Pages

Feminist, Fictionista, Foodie, Francophile

Tuesday, November 7, 2017

The Book of Joan by Lidia Yuknavitch

I was troubled by this book, a story set in the near future where a Joan of Arc-like figure has been martyred and an older woman has decided to die during a performance of a new kind of entertainment known as "grafting." She intends her graft to be a song of this new Joan  and an epic defiance of the fascist regime in which she lives.

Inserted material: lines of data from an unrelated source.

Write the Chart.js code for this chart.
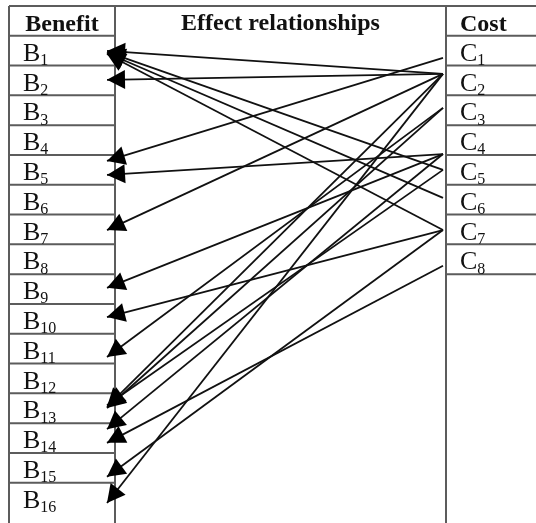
<!DOCTYPE html>
<html>
<head>
<meta charset="utf-8">
<script src="https://cdn.jsdelivr.net/npm/chart.js@4.4.1/dist/chart.umd.min.js"></script>
<style>
  body { margin: 0; background: #fff; }
  canvas { display: block; }
</style>
</head>
<body>
<canvas id="diagram" width="536" height="523"></canvas>
<script>
// headers of the three columns
var headers = ["Benefit", "Effect relationships", "Cost"];
var benefitLabels = ["B1","B2","B3","B4","B5","B6","B7","B8","B9","B10","B11","B12","B13","B14","B15","B16"];
var costLabels = ["C1","C2","C3","C4","C5","C6","C7","C8"];

// where each cost's lines start (row units)
var costAnchor = [1.74, 2.28, 3.42, 4.97, 5.5, 6.44, 7.52, 8.72];

// one entry per arrow: cost number -> arrow tip (row units on benefit side)
var edgeCost = [2, 5, 6, 7, 2, 1, 4, 2, 4, 7, 3, 2, 3, 5, 4, 8, 7, 2];
var edgeTip  = [1.51, 1.54, 1.58, 1.61, 2.48, 5.2, 5.67, 7.52, 9.46, 10.44, 11.78, 13.45, 13.49, 13.4, 14.2, 14.66, 15.8, 16.68];

var colLeft = 9, colBenefit = 115, colCost = 446, colRight = 536;
var tipX = 107, srcX = 443;

var datasets = [];
for (var i = 0; i < edgeCost.length; i++) {
  datasets.push({
    data: [{ x: srcX, y: costAnchor[edgeCost[i] - 1] }, { x: tipX, y: edgeTip[i] }],
    showLine: true,
    borderColor: "#111",
    borderWidth: 1.8,
    pointRadius: 0,
    fill: false
  });
}

var tablePlugin = {
  id: "table",
  beforeDatasetsDraw: function(chart) {
    var ctx = chart.ctx, xs = chart.scales.x, ys = chart.scales.y;
    var X = function(v) { return xs.getPixelForValue(v); };
    var Y = function(v) { return ys.getPixelForValue(v); };
    ctx.save();
    ctx.fillStyle = "#fff";
    ctx.fillRect(0, 0, chart.width, chart.height);

    ctx.strokeStyle = "#5c5c5c";
    ctx.lineWidth = 2;
    ctx.beginPath();
    // top border
    ctx.moveTo(X(colLeft), Y(0)); ctx.lineTo(X(colRight), Y(0));
    // verticals
    [colLeft, colBenefit, colCost].forEach(function(c) {
      ctx.moveTo(X(c), Y(0)); ctx.lineTo(X(c), chart.height);
    });
    // benefit rows
    for (var r = 1; r <= benefitLabels.length; r++) {
      ctx.moveTo(X(colLeft), Y(r)); ctx.lineTo(X(colBenefit), Y(r));
    }
    // cost rows
    for (var r = 1; r <= costLabels.length + 1; r++) {
      ctx.moveTo(X(colCost), Y(r)); ctx.lineTo(X(colRight), Y(r));
    }
    ctx.stroke();

    ctx.fillStyle = "#111";
    ctx.font = "bold 24px 'Liberation Serif', 'Times New Roman', serif";
    ctx.textBaseline = "alphabetic";
    ctx.textAlign = "center";
    ctx.fillText(headers[0], X((colLeft + colBenefit) / 2), Y(0.84));
    ctx.fillText(headers[1], X((colBenefit + colCost) / 2), Y(0.81));
    ctx.textAlign = "left";
    ctx.fillText(headers[2], X(460), Y(0.84));

    var drawLabel = function(txt, x, row) {
      ctx.font = "26px 'Liberation Serif', 'Times New Roman', serif";
      var main = txt.charAt(0);
      ctx.fillText(main, X(x), Y(row + 0.84));
      var w = ctx.measureText(main).width;
      ctx.font = "16px 'Liberation Serif', 'Times New Roman', serif";
      ctx.fillText(txt.slice(1), X(x) + w, Y(row + 0.98));
    };
    benefitLabels.forEach(function(t, i) { drawLabel(t, 23, i + 1); });
    costLabels.forEach(function(t, i) { drawLabel(t, 460, i + 1); });
    ctx.restore();
  }
};

var arrowPlugin = {
  id: "arrows",
  afterDatasetsDraw: function(chart) {
    var ctx = chart.ctx;
    ctx.save();
    ctx.fillStyle = "#000";
    chart.data.datasets.forEach(function(ds, i) {
      var pts = chart.getDatasetMeta(i).data;
      var a = pts[0], b = pts[1];
      var dx = a.x - b.x, dy = a.y - b.y;
      var len = Math.sqrt(dx * dx + dy * dy);
      var ux = dx / len, uy = dy / len;
      var L = 18, W = 9.5;
      ctx.beginPath();
      ctx.moveTo(b.x, b.y);
      ctx.lineTo(b.x + ux * L - uy * W, b.y + uy * L + ux * W);
      ctx.lineTo(b.x + ux * L + uy * W, b.y + uy * L - ux * W);
      ctx.closePath();
      ctx.fill();
    });
    ctx.restore();
  }
};

var ctx = document.getElementById("diagram").getContext("2d");
var chart = new Chart(ctx, {
  type: "scatter",
  data: { datasets: datasets },
  options: {
    responsive: false,
    animation: false,
    layout: { padding: 0 },
    plugins: { legend: { display: false }, tooltip: { enabled: false } },
    scales: {
      x: { type: "linear", min: 0, max: 536, display: false },
      y: { type: "linear", min: -0.2, max: 17.35, reverse: true, display: false }
    }
  },
  plugins: [tablePlugin, arrowPlugin]
});
</script>
</body>
</html>
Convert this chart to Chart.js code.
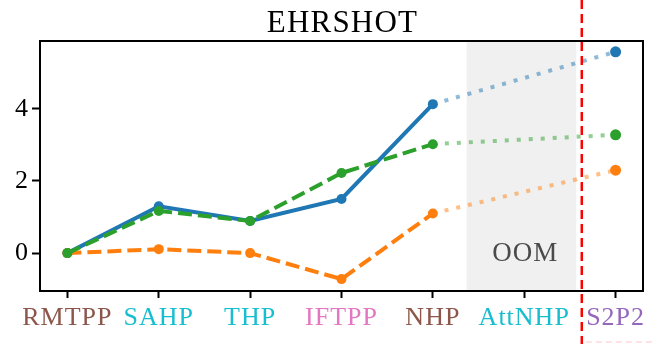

The author is clearly talented and this book has garnered lavish praise and it's easy to see why. She has created an elaborate construct for her near-future story with its overtly political message--the villain is a "rage-mouthed" former lifestyle guru-turned unlikely celebrity-turned billionaire-turned politician. Who could that possibly remind us of? The book's prose is quite consciously incendiary--the novel's first words are, "Burning is an art," and much of what comes in the next pages has to do with the delicate art of "grafting," a form of scarification carried out as a medium of communication. (The details are not for the squeamish.)



The author is consciously evoking literary sources, sometimes in ways that are meta deep, as when she names one of the book's livelier characters Trinculo. The character is from The Tempest which is the source of the quote that became the title of that dystopian classic, Brave New World. The narrator is named Christine Pizan, which some readers will recognize as the name of the medieval feminist Christine de Pizan, who wrote The Book of the City of Ladies. That's not a coincidence. So it's all a lot of fun playing literary games with the subtext in this riff on Joan of Arc. But here's why I was disappointed. I actually wanted to see what the author would do with that premise and found that her literary style and lofty ambitions for the material actually got in the way of what might have been a terrific story.

The book succeeds as a literary work but I think a good adventure might have been lost in the shuffle. But reading the rapturous reviews, I'm clearly in the minority.